Dataset content —
===

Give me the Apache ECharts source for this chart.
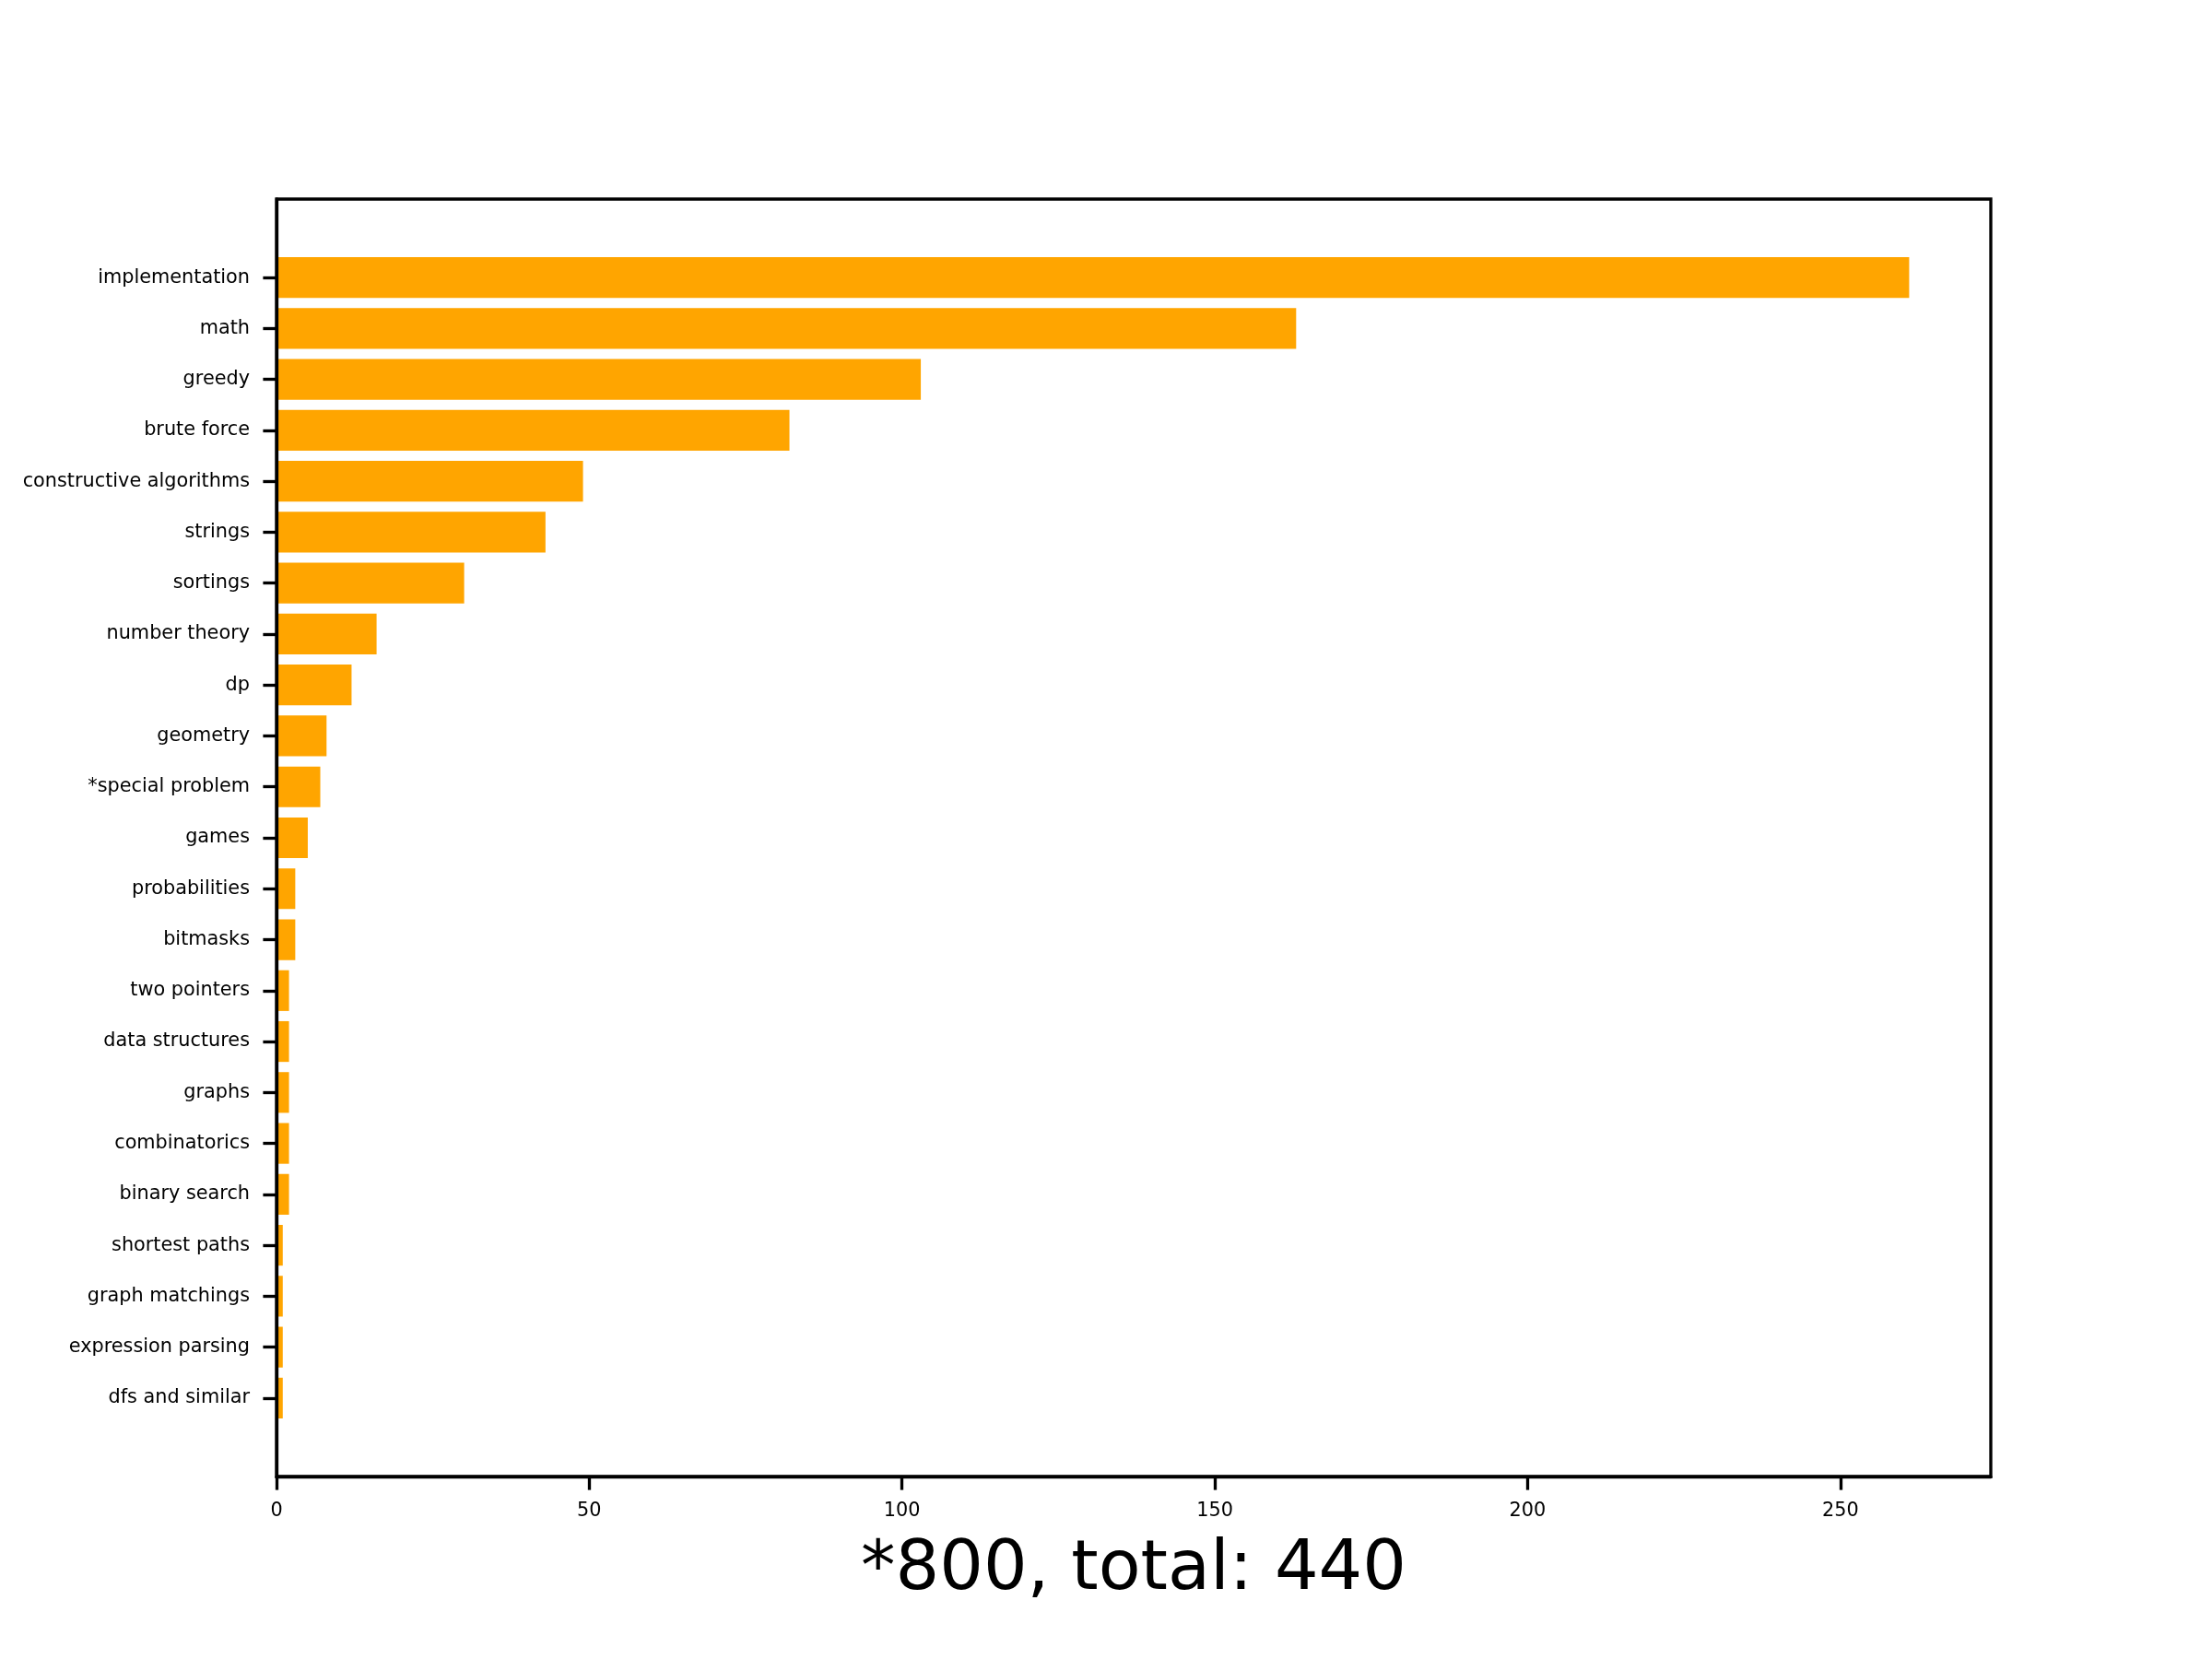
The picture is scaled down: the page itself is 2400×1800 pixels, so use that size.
<!DOCTYPE html>
<html>
<head>
<meta charset="utf-8">
<script src="https://cdn.jsdelivr.net/npm/echarts@6/dist/echarts.min.js"></script>
<style>html,body{margin:0;padding:0;background:#fff;}#c{width:2400px;height:1800px;}</style>
</head>
<body>
<div id="c"></div>
<script>
const categories = ["implementation","math","greedy","brute force","constructive algorithms","strings","sortings","number theory","dp","geometry","*special problem","games","probabilities","bitmasks","two pointers","data structures","graphs","combinatorics","binary search","shortest paths","graph matchings","expression parsing","dfs and similar"];
const counts = [261,163,103,82,49,43,30,16,12,8,7,5,3,3,2,2,2,2,2,1,1,1,1];
const xTicks = [0,50,100,150,200,250];
const xLabel = "*800, total: 440";

const FONT = "DejaVu Sans";
const xMax = Math.max(...counts) * 1.05;
const chart = echarts.init(document.getElementById('c'));
const lw = 3.33, tl = 14.6;
chart.setOption({
  animation: false,
  backgroundColor: '#fff',
  grid: [
    {left: 300, right: 240, top: 216, bottom: 198, show: true, borderColor: '#000', borderWidth: lw, backgroundColor: 'transparent', containLabel: false},
    {left: 300, right: 240, top: 273.47, bottom: 255.47, containLabel: false}
  ],
  xAxis: [
    {type: 'value', gridIndex: 0, min: 0, max: xMax, interval: 50, z: 10,
     axisLine: {show: true, lineStyle: {color: '#000', width: lw}},
     axisTick: {show: true, length: tl, customValues: xTicks, lineStyle: {color: '#000', width: lw}},
     axisLabel: {show: true, fontFamily: FONT, fontSize: 20.8, color: '#000', margin: 27,
       customValues: xTicks, formatter: v => String(v)},
     splitLine: {show: false},
     name: xLabel, nameLocation: 'middle', nameGap: 65,
     nameTextStyle: {fontFamily: FONT, fontSize: 75, color: '#000'}},
    {type: 'value', gridIndex: 1, min: 0, max: xMax, show: false}
  ],
  yAxis: [
    {type: 'category', gridIndex: 1, data: categories, inverse: true, z: 10,
     axisLine: {show: false},
     axisTick: {show: true, alignWithLabel: true, length: tl, lineStyle: {color: '#000', width: lw}},
     axisLabel: {fontFamily: FONT, fontSize: 20.8, color: '#000', margin: 29, padding: [6, 0, 0, 0]},
     splitLine: {show: false}},
    {type: 'value', gridIndex: 0, min: 0, max: 1, z: 10,
     axisLine: {show: true, lineStyle: {color: '#000', width: lw}},
     axisTick: {show: false}, axisLabel: {show: false}, splitLine: {show: false}}
  ],
  series: [{
    type: 'bar', xAxisIndex: 1, yAxisIndex: 0, data: counts,
    barCategoryGap: '20%', itemStyle: {color: '#FFA500'}, z: 2
  }]
});
</script>
</body>
</html>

===

Written exercise —
Give the data above again in full and unchanged, skipping the pictures.

Response to the exercise —
Give me the Apache ECharts source for this chart.
The picture is scaled down: the page itself is 2400×1800 pixels, so use that size.
<!DOCTYPE html>
<html>
<head>
<meta charset="utf-8">
<script src="https://cdn.jsdelivr.net/npm/echarts@6/dist/echarts.min.js"></script>
<style>html,body{margin:0;padding:0;background:#fff;}#c{width:2400px;height:1800px;}</style>
</head>
<body>
<div id="c"></div>
<script>
const categories = ["implementation","math","greedy","brute force","constructive algorithms","strings","sortings","number theory","dp","geometry","*special problem","games","probabilities","bitmasks","two pointers","data structures","graphs","combinatorics","binary search","shortest paths","graph matchings","expression parsing","dfs and similar"];
const counts = [261,163,103,82,49,43,30,16,12,8,7,5,3,3,2,2,2,2,2,1,1,1,1];
const xTicks = [0,50,100,150,200,250];
const xLabel = "*800, total: 440";

const FONT = "DejaVu Sans";
const xMax = Math.max(...counts) * 1.05;
const chart = echarts.init(document.getElementById('c'));
const lw = 3.33, tl = 14.6;
chart.setOption({
  animation: false,
  backgroundColor: '#fff',
  grid: [
    {left: 300, right: 240, top: 216, bottom: 198, show: true, borderColor: '#000', borderWidth: lw, backgroundColor: 'transparent', containLabel: false},
    {left: 300, right: 240, top: 273.47, bottom: 255.47, containLabel: false}
  ],
  xAxis: [
    {type: 'value', gridIndex: 0, min: 0, max: xMax, interval: 50, z: 10,
     axisLine: {show: true, lineStyle: {color: '#000', width: lw}},
     axisTick: {show: true, length: tl, customValues: xTicks, lineStyle: {color: '#000', width: lw}},
     axisLabel: {show: true, fontFamily: FONT, fontSize: 20.8, color: '#000', margin: 27,
       customValues: xTicks, formatter: v => String(v)},
     splitLine: {show: false},
     name: xLabel, nameLocation: 'middle', nameGap: 65,
     nameTextStyle: {fontFamily: FONT, fontSize: 75, color: '#000'}},
    {type: 'value', gridIndex: 1, min: 0, max: xMax, show: false}
  ],
  yAxis: [
    {type: 'category', gridIndex: 1, data: categories, inverse: true, z: 10,
     axisLine: {show: false},
     axisTick: {show: true, alignWithLabel: true, length: tl, lineStyle: {color: '#000', width: lw}},
     axisLabel: {fontFamily: FONT, fontSize: 20.8, color: '#000', margin: 29, padding: [6, 0, 0, 0]},
     splitLine: {show: false}},
    {type: 'value', gridIndex: 0, min: 0, max: 1, z: 10,
     axisLine: {show: true, lineStyle: {color: '#000', width: lw}},
     axisTick: {show: false}, axisLabel: {show: false}, splitLine: {show: false}}
  ],
  series: [{
    type: 'bar', xAxisIndex: 1, yAxisIndex: 0, data: counts,
    barCategoryGap: '20%', itemStyle: {color: '#FFA500'}, z: 2
  }]
});
</script>
</body>
</html>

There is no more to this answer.